• _Aim_:
Reproduce exactly the run of lines from the one containing "Write a web" through the one containing "const HEIGHT = 538;". Pictures do not belong in the copy.

A run of records:
========
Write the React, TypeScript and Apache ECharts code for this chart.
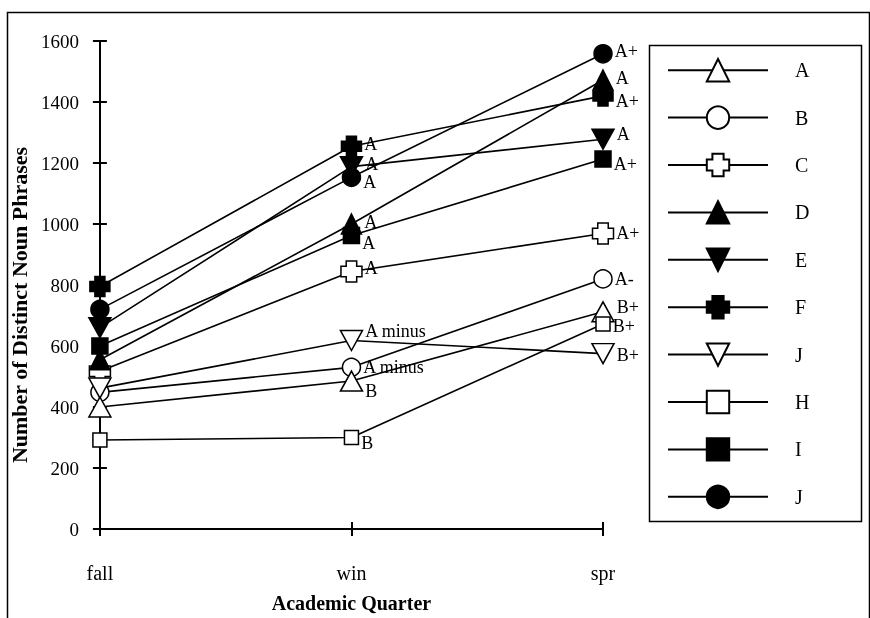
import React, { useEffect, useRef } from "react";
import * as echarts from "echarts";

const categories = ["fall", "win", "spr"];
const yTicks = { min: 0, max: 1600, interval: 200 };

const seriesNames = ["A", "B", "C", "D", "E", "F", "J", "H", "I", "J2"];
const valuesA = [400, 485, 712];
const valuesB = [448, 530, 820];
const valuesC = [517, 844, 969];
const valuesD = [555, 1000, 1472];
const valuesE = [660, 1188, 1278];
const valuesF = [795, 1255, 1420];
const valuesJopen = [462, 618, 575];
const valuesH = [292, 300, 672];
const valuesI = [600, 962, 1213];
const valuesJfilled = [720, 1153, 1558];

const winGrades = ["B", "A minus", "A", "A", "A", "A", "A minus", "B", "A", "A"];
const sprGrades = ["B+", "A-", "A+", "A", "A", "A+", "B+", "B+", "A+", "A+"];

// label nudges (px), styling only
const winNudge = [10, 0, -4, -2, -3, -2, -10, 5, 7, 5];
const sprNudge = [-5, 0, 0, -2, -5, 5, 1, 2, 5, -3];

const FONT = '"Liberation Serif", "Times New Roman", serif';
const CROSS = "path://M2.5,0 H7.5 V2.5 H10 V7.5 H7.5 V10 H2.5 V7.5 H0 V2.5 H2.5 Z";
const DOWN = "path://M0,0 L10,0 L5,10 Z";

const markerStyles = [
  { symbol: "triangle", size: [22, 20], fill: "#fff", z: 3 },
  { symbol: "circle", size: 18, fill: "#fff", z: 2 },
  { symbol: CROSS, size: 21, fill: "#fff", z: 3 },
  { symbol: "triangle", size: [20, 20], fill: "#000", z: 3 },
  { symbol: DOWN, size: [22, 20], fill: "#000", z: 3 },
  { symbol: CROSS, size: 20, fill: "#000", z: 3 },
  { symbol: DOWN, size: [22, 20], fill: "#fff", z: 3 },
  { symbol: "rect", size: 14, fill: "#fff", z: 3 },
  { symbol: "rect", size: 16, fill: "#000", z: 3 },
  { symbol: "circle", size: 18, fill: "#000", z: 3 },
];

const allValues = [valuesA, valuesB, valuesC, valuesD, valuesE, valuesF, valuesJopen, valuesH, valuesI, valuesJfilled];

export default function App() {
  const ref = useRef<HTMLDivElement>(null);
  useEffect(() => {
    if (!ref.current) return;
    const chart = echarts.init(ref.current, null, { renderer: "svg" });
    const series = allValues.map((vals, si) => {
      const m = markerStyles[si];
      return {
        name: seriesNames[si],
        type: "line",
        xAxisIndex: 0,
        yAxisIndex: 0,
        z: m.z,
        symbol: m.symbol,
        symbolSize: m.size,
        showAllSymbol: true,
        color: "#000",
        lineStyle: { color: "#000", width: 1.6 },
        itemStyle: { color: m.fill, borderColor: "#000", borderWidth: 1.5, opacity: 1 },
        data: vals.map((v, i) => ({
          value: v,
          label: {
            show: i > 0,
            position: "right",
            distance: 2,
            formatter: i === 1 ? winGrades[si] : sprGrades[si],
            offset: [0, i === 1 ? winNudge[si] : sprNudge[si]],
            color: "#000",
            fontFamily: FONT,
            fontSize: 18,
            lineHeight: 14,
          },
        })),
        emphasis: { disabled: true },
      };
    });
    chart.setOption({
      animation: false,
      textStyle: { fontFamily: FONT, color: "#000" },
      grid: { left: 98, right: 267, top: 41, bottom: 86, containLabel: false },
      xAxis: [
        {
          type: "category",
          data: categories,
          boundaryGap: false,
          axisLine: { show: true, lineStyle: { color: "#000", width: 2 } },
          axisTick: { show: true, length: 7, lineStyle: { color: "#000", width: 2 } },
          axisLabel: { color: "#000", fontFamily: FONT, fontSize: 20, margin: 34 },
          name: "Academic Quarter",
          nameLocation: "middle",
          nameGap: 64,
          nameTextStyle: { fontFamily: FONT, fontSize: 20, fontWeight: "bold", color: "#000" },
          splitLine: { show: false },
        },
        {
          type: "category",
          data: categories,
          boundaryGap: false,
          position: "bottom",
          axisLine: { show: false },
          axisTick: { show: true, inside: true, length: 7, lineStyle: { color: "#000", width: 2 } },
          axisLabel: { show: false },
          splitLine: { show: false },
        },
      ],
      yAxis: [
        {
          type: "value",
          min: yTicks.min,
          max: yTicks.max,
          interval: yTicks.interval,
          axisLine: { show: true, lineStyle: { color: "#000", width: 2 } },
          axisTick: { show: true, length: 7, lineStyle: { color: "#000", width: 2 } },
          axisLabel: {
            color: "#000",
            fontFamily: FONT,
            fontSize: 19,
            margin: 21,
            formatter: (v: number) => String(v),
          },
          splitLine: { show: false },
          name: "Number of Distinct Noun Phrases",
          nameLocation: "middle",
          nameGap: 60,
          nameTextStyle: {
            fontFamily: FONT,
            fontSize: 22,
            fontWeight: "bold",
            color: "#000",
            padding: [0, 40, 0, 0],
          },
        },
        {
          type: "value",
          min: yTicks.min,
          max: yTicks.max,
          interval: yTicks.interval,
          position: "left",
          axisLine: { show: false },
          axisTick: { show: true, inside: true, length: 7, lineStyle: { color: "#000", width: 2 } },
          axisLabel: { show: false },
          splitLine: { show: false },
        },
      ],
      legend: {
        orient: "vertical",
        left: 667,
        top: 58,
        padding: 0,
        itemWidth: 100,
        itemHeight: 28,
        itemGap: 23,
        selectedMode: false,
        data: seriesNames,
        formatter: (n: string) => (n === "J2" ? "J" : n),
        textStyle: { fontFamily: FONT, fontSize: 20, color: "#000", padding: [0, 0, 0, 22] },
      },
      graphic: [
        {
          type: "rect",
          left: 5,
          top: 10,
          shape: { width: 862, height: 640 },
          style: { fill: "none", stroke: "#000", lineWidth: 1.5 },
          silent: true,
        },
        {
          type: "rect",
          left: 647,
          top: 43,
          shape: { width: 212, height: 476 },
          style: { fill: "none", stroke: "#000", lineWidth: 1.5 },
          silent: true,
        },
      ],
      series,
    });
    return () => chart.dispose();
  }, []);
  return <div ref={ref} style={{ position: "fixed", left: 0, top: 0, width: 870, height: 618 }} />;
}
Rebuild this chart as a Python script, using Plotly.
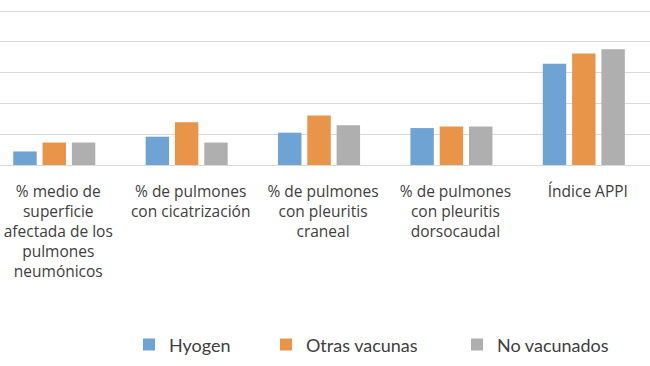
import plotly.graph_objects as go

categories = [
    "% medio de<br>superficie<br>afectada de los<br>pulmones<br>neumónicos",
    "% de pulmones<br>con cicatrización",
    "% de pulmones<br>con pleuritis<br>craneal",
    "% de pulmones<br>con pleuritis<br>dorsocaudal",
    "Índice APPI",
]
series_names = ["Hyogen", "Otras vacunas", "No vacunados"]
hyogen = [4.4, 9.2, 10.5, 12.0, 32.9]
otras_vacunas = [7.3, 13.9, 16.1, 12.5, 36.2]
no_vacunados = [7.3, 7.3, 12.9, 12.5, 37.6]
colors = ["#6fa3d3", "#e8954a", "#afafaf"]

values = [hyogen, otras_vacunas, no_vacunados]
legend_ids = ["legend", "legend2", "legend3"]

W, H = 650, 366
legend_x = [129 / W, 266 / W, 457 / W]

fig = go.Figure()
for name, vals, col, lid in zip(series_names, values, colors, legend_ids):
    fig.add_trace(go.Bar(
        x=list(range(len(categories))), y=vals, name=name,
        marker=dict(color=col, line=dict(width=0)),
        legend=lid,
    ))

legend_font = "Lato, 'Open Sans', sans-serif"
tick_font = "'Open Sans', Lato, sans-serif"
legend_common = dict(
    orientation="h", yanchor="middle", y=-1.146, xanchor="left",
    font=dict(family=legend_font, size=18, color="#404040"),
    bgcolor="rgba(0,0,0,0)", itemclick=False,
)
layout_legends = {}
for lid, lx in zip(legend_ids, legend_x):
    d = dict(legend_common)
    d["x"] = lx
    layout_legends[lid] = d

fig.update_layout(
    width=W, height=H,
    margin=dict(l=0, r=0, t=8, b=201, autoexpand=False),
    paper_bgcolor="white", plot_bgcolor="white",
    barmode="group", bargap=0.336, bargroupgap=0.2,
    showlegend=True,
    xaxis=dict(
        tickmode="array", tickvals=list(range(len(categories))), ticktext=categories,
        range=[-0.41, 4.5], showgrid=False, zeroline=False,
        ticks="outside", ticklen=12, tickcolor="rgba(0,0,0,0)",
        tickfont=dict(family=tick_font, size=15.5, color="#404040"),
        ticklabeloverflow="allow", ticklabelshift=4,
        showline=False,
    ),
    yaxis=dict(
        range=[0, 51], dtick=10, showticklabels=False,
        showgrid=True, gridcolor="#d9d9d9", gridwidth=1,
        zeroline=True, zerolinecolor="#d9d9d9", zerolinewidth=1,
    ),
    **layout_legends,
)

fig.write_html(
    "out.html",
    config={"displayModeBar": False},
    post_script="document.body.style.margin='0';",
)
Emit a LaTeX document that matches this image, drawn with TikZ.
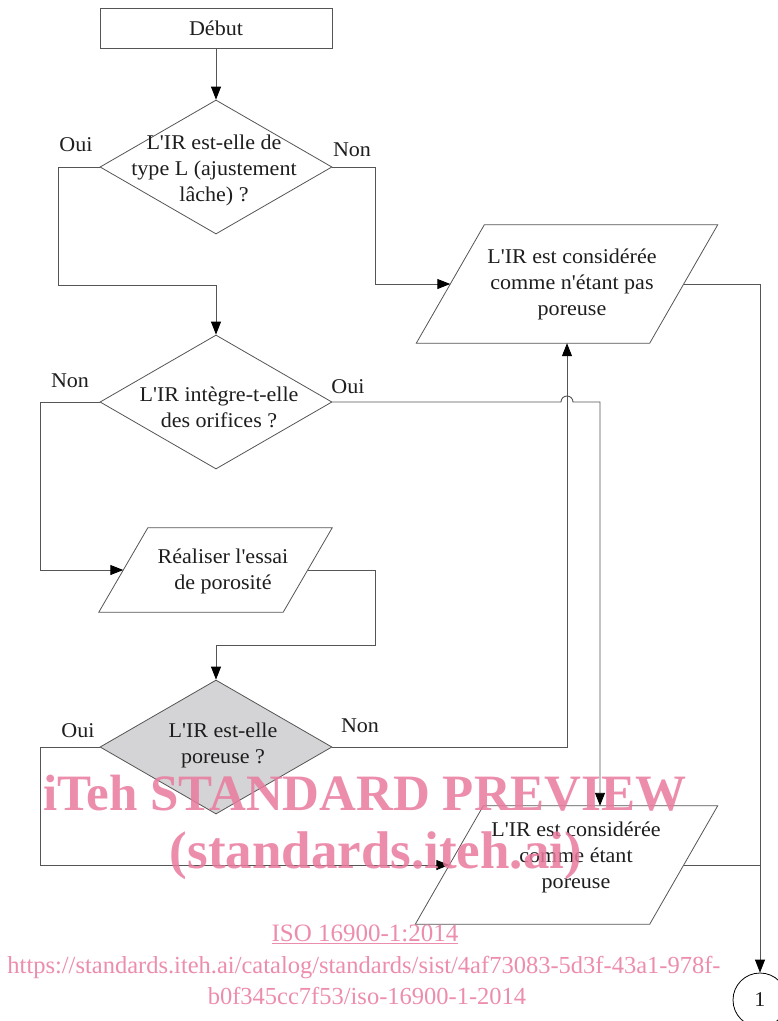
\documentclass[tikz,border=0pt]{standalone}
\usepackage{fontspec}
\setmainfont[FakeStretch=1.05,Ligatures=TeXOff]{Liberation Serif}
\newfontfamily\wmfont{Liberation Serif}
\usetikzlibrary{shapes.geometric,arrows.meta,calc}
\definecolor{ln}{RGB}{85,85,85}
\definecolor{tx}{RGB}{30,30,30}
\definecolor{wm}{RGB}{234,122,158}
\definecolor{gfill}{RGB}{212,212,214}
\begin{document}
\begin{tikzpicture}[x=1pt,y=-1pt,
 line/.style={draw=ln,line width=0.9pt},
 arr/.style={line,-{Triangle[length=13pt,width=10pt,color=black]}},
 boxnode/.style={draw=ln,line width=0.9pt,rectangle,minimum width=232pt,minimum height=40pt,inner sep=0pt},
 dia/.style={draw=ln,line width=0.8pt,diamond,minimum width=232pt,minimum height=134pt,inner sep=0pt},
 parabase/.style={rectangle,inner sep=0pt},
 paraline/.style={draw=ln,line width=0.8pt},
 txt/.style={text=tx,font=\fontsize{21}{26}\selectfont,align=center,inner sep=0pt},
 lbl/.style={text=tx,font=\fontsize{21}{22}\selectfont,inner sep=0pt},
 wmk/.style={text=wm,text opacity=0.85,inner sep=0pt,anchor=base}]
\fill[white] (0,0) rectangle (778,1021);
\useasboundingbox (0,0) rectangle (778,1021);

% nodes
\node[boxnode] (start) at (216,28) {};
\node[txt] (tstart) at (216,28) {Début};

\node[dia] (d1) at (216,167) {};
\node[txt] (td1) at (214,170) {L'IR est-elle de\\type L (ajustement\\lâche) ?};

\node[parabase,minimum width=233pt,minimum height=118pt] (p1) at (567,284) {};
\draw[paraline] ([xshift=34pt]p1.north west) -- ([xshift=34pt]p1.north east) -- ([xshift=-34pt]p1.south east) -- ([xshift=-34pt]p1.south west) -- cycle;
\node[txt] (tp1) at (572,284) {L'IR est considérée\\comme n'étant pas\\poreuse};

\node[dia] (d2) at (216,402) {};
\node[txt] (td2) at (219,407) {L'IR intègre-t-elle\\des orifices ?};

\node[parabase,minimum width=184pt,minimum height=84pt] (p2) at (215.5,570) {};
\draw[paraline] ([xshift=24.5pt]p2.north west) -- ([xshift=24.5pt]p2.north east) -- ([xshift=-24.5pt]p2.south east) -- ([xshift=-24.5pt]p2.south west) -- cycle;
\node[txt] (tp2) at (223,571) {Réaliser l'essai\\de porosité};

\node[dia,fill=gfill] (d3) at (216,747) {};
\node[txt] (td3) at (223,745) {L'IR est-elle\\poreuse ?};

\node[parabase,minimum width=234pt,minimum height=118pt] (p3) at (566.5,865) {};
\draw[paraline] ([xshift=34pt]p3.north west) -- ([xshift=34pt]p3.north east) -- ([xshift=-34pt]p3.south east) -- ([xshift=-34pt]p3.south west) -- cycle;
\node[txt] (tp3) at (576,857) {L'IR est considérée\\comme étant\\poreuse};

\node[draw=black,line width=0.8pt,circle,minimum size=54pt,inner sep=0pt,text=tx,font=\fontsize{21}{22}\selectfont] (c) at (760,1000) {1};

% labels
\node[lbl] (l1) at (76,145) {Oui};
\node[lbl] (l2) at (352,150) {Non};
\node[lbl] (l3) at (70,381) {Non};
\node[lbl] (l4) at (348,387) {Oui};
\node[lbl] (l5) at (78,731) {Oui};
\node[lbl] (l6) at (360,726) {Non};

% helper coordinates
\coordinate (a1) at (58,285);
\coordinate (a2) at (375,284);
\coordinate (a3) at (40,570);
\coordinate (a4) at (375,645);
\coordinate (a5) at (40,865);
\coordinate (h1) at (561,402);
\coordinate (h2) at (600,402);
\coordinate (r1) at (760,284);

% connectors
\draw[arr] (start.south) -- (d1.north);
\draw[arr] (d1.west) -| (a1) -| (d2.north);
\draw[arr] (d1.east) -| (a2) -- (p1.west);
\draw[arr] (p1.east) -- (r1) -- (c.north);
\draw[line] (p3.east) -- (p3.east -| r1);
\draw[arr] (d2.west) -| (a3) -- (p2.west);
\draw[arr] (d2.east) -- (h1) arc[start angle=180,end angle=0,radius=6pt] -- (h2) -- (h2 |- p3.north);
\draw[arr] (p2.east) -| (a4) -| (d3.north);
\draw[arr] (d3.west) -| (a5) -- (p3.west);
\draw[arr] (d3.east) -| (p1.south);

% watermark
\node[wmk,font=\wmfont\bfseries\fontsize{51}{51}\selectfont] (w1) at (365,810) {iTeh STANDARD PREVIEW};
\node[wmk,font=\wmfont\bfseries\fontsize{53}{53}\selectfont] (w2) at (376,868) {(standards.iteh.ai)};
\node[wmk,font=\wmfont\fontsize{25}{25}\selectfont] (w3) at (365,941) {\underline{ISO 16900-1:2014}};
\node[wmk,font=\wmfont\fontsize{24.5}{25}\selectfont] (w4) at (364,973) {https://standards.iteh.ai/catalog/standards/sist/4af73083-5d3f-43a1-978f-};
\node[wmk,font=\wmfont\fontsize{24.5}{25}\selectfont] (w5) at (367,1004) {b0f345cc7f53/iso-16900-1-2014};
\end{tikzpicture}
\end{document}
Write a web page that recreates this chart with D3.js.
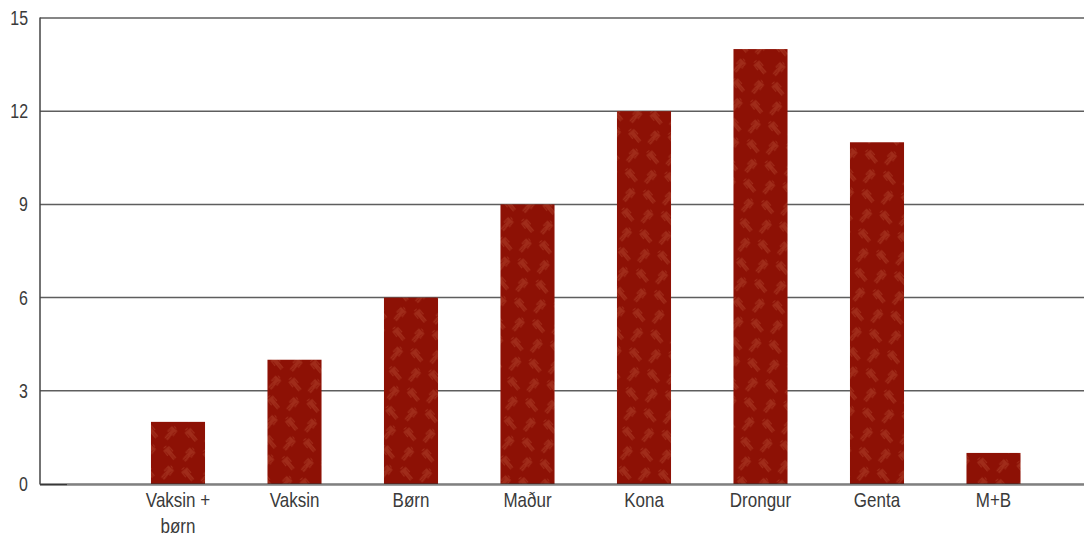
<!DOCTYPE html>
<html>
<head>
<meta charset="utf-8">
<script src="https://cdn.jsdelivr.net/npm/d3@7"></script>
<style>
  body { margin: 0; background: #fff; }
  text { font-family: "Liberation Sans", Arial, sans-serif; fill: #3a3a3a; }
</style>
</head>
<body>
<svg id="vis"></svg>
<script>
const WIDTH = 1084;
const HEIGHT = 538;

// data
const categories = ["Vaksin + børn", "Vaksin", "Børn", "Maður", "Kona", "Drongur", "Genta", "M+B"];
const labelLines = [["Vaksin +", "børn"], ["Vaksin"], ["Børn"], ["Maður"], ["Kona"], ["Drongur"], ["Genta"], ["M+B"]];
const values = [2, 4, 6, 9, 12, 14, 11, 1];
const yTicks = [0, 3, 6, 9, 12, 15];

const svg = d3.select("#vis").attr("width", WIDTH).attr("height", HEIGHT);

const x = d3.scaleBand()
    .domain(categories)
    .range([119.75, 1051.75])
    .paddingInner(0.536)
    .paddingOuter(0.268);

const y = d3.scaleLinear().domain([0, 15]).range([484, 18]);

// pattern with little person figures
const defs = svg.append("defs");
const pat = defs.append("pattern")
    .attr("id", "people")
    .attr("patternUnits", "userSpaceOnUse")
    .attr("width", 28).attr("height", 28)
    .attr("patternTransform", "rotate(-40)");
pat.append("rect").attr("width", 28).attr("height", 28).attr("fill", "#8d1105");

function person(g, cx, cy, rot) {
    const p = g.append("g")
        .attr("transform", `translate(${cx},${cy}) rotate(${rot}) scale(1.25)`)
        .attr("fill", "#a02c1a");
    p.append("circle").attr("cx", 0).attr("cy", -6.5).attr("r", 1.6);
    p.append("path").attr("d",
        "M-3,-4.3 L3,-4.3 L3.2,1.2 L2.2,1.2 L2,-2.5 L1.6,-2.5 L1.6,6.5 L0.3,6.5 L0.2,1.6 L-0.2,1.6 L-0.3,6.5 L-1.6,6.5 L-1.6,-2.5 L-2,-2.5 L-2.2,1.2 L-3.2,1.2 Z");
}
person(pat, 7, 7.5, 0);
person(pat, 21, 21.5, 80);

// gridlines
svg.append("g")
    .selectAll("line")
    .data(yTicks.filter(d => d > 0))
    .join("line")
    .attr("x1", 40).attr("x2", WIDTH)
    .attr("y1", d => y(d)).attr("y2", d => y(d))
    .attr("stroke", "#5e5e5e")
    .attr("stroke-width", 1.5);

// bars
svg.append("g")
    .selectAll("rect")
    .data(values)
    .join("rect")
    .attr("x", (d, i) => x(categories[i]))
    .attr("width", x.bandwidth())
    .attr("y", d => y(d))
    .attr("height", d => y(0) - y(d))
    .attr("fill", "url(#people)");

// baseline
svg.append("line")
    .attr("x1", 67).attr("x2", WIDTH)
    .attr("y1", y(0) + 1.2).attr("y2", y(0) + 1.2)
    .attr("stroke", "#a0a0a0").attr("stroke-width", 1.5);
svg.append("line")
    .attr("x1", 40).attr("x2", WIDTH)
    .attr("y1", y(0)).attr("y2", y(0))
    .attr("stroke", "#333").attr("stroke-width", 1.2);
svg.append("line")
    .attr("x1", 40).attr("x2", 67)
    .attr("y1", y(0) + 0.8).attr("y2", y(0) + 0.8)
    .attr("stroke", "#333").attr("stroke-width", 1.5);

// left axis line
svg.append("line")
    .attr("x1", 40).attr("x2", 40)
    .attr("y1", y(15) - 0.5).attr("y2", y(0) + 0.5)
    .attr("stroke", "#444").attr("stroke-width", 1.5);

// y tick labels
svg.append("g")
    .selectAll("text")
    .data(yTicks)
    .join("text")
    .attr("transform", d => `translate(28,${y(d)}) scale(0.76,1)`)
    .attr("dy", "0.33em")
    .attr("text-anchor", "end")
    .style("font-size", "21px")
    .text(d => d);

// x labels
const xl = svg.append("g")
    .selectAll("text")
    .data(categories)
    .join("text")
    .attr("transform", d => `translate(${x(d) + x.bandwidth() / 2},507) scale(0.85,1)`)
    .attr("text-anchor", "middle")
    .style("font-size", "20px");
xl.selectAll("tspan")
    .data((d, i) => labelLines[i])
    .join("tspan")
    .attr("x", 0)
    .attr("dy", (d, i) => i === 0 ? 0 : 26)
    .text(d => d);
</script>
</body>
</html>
========
• _The completed task_:
Write a web page that recreates this chart with D3.js.
<!DOCTYPE html>
<html>
<head>
<meta charset="utf-8">
<script src="https://cdn.jsdelivr.net/npm/d3@7"></script>
<style>
  body { margin: 0; background: #fff; }
  text { font-family: "Liberation Sans", Arial, sans-serif; fill: #3a3a3a; }
</style>
</head>
<body>
<svg id="vis"></svg>
<script>
const WIDTH = 1084;
const HEIGHT = 538;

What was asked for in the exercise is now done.